A great week for Fox and NBC…

Final numbers (including DVR replays) for premiere week aren’t in yet, but the early projections from one network research source suggest CBS and ABC will end up down about 25 percent among adults under 50 versus 2017 levels, with NBC flat or down just a tick and Fox jumping a massive 70 percent year-to-year. Much of Fox’s turnaround can be attributed to its purchase of Thursday Night Football rights, which allowed it to quadruple its year-ago ratings on the night. But Fox can also brag about its big Friday gains and the successful relaunch of Mondays (which now feature The Resident and 9-1-1). It’s also probably no coincidence that the other network not losing ground this fall, NBC, also has a prime-time pigskin showcase in Sunday Night Football. The Peacock also arguably had the best drama premieres last week, with Manifest (16.1 million viewers) and New Amsterdam (12.3 million) both getting broad sampling and strong demos. (Whether either show can hold on to those eyeballs over the coming months is an open question, of course.) And the decision to put all of Dick Wolf’s Chicago dramas on Wednesday seemed to work well its first week out.

…but not so great for CBS and ABC

CBS had a mixed premiere week. It still has a slew of shows boasting more than 10 million viewers, with newbies Magnum P.I., FBI, and God Friended Me all set to join that club. And in its 18th year, Survivor held on to virtually all of its demo audience year-to-year, even as rival reality shows such as The Voice and Dancing With the Stars each lost at least a quarter of their young adult audience. Shifting Bull to Mondays also seems to have been a good call, with overall audience up 20 percent versus what Scorpion did in the same 10 p.m. slot last year. But Eye execs have to be bummed at how little pop they got for the reboot of Magnum and the revival of Murphy Brown, particularly compared to the big numbers Roseanne and Will & Grace notched last season for their respective returns. The sharp decline for the final season of TBBT isn’t good news, either, particularly since it means fewer eyeballs on Young Sheldon, the show CBS execs would love to have serve as its Thursday replacement in 2019.

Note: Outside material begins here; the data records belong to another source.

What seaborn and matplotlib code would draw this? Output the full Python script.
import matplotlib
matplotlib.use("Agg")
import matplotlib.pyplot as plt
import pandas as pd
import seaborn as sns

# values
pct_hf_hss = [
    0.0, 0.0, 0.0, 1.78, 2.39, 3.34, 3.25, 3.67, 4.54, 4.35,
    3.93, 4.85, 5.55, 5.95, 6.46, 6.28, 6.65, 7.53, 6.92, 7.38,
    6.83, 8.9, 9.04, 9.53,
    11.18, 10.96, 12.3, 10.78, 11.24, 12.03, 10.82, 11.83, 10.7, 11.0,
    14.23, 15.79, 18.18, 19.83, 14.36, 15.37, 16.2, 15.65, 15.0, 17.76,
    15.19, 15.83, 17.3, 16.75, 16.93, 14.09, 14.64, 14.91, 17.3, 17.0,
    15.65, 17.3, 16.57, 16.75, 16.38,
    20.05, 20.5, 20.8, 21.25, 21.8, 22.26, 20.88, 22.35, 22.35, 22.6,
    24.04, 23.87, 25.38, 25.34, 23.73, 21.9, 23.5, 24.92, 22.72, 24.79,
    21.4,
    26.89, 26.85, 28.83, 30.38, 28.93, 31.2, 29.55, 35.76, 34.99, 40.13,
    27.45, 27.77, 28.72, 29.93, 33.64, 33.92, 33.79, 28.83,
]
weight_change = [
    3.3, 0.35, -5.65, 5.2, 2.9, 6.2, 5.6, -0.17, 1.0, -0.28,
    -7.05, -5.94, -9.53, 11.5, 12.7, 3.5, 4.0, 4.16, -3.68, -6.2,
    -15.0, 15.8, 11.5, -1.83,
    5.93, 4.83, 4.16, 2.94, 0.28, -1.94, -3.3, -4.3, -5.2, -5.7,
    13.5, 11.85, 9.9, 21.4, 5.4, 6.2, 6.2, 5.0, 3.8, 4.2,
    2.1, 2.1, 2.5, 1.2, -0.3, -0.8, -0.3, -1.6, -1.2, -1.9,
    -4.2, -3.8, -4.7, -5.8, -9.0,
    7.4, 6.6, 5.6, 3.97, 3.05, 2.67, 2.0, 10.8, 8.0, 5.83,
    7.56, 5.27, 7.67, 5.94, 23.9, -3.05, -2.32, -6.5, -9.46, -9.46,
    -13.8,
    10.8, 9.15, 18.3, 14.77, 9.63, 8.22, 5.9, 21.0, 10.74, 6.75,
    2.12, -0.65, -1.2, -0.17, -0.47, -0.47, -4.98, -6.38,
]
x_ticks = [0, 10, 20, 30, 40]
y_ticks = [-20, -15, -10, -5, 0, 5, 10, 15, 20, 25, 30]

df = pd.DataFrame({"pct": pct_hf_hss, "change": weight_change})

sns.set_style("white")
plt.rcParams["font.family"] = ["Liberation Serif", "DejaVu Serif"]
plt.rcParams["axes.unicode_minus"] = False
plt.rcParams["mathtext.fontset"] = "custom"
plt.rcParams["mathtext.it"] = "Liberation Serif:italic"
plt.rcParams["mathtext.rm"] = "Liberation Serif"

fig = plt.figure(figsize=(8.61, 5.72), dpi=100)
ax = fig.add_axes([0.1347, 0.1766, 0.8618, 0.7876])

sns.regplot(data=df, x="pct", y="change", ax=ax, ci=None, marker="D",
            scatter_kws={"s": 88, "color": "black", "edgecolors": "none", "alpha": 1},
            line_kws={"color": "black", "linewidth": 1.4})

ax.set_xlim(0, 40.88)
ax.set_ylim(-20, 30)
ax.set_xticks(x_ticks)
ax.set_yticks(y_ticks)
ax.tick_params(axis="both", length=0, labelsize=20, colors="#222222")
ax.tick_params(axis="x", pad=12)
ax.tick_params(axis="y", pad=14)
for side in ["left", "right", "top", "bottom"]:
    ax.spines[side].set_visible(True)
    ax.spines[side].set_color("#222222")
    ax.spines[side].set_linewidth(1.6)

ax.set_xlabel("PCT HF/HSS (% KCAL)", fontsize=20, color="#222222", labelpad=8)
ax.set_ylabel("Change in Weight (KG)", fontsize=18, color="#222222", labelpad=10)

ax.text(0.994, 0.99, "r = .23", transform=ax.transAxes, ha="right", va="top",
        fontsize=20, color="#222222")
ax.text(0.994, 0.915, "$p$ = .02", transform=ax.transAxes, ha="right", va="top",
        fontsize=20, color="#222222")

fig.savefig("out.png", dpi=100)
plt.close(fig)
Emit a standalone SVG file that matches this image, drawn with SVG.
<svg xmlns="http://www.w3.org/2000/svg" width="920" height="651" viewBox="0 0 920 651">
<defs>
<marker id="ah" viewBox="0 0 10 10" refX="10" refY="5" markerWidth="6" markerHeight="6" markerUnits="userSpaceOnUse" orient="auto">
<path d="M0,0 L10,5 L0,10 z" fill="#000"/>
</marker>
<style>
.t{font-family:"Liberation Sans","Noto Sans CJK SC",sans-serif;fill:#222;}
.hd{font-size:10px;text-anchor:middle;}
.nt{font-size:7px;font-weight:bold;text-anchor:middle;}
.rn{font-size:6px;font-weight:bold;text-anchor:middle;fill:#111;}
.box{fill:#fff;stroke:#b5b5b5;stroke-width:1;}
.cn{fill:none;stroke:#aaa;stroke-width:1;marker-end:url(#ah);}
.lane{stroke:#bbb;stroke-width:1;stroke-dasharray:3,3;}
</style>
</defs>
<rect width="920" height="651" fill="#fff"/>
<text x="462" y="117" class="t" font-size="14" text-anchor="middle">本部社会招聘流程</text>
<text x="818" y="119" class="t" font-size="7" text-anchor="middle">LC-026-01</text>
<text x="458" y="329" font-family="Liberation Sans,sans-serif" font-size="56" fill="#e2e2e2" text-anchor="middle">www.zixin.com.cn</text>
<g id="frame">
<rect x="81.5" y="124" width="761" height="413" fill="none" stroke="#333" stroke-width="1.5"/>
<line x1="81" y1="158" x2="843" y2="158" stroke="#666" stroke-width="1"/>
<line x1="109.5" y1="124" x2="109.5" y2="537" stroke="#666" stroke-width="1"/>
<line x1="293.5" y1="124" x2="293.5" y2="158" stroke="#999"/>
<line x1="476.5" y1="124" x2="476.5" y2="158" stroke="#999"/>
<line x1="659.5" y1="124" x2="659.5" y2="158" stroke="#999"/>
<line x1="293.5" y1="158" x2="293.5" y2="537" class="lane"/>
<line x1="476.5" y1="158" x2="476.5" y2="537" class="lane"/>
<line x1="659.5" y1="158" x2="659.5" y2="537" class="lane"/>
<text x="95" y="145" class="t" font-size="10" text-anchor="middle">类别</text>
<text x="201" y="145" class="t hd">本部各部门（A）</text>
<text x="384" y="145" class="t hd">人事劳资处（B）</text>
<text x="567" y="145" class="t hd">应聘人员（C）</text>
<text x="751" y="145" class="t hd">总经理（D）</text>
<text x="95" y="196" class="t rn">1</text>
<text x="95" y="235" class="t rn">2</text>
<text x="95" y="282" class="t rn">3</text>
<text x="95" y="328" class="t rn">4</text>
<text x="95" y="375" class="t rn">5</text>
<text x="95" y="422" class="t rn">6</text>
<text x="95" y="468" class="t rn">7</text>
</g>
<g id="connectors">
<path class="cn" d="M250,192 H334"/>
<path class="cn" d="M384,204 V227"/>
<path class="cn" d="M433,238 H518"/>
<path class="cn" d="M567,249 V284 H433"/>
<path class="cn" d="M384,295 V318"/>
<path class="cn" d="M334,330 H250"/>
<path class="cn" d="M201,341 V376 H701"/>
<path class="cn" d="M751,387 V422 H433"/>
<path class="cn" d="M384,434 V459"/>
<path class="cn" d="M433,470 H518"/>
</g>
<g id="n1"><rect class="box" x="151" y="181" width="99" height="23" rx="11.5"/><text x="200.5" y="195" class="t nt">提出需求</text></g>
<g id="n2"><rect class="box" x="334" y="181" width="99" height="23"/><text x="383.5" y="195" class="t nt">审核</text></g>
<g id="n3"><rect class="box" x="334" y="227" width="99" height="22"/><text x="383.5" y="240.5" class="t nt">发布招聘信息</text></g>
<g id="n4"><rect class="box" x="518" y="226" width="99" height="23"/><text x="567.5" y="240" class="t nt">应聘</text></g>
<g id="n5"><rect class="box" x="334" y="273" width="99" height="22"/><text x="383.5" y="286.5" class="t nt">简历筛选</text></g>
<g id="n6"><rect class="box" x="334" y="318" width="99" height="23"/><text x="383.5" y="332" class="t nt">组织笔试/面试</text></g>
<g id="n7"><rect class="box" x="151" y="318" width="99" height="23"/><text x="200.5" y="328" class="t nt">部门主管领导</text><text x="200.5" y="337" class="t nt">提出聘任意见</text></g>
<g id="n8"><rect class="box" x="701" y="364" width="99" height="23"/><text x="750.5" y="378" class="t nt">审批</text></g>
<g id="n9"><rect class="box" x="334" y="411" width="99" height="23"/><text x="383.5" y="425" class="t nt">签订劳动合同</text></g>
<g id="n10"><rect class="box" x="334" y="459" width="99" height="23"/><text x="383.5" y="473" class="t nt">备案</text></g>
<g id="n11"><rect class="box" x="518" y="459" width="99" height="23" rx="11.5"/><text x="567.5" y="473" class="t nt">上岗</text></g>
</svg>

Premiere week’s biggest loser, however, was ABC. The network will finish the week in fourth place among adults under 50, replacing Fox in the Nielsen basement. In addition to the Shondaland slump on Thursdays, its head-scratching decision to double down with four hours of the limping Dancing With the Stars was a disaster. With the Monday edition of DWTS falling a jaw-dropping 36 percent from its 2017 premiere, audiences seem to have also forgotten about last fall’s breakout hit The Good Doctor, which lost a third of its demo audience versus last year’s premiere. Good Doc was even down about 15 percent from its March finale, a troubling sign since young series tend to go up between their spring finale and fall premieres. Finally, ABC’s big drama premiere last week — the weepy A Million Little Things — attracted about 7.9 million same-day viewers and a 1.8 in the demo, including three days of DVR replays and streaming. That’s about 15 percent below the demo numbers the since-canceled Designated Survivor scored with its second-season premiere last year, and about 2 million fewer viewers. It’s perhaps not surprising that Ben Sherwood, the Disney/ABC TV Group boss who’s been heavily involved in guiding ABC prime time in recent years, is being pushed out in favor of Fox TV co-chief Dana Walden, according to published reports.